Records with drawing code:
╭──
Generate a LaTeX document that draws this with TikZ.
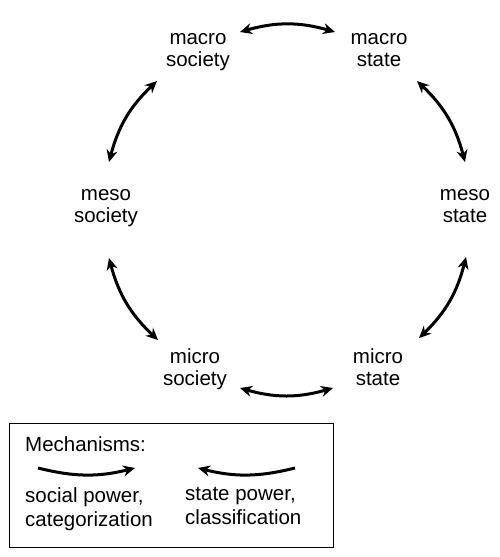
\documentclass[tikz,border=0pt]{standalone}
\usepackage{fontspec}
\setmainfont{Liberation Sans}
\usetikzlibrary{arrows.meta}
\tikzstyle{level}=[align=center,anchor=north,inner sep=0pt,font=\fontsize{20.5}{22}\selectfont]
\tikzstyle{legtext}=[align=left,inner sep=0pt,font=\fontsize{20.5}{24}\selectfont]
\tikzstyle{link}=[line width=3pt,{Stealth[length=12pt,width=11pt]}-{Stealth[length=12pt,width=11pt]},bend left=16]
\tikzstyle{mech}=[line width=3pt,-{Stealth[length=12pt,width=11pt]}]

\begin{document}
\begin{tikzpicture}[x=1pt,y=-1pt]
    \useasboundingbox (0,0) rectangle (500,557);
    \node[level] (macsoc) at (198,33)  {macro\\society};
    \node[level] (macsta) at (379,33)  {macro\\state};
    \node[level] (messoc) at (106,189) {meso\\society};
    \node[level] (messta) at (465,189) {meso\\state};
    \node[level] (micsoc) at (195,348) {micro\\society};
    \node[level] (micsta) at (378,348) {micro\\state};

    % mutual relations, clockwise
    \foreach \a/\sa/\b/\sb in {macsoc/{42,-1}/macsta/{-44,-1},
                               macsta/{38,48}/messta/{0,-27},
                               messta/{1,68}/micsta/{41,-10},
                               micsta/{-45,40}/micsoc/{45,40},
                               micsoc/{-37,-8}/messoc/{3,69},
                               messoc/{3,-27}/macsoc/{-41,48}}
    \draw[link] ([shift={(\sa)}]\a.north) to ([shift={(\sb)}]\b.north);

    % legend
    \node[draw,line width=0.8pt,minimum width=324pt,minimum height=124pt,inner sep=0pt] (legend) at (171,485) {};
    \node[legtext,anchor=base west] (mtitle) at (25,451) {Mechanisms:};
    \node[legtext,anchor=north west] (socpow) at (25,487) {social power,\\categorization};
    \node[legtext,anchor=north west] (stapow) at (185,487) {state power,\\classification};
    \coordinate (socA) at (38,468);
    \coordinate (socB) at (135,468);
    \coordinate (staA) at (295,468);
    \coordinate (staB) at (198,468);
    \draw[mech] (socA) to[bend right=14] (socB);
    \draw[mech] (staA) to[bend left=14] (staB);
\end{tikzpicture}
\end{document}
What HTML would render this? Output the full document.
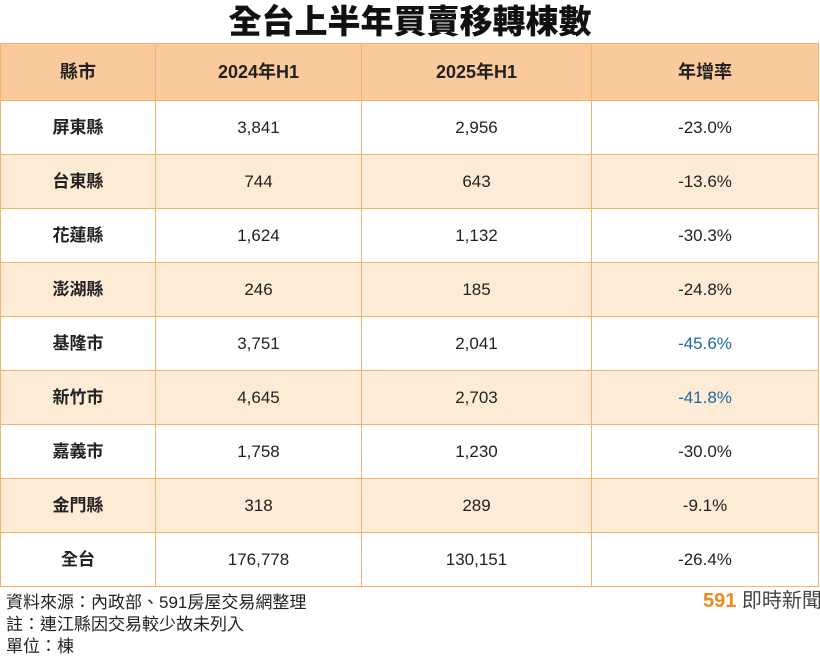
╰──
(Challenge): Note how many lines of the material contain the string "this". Then report that number by itself.

(Problem solution): 2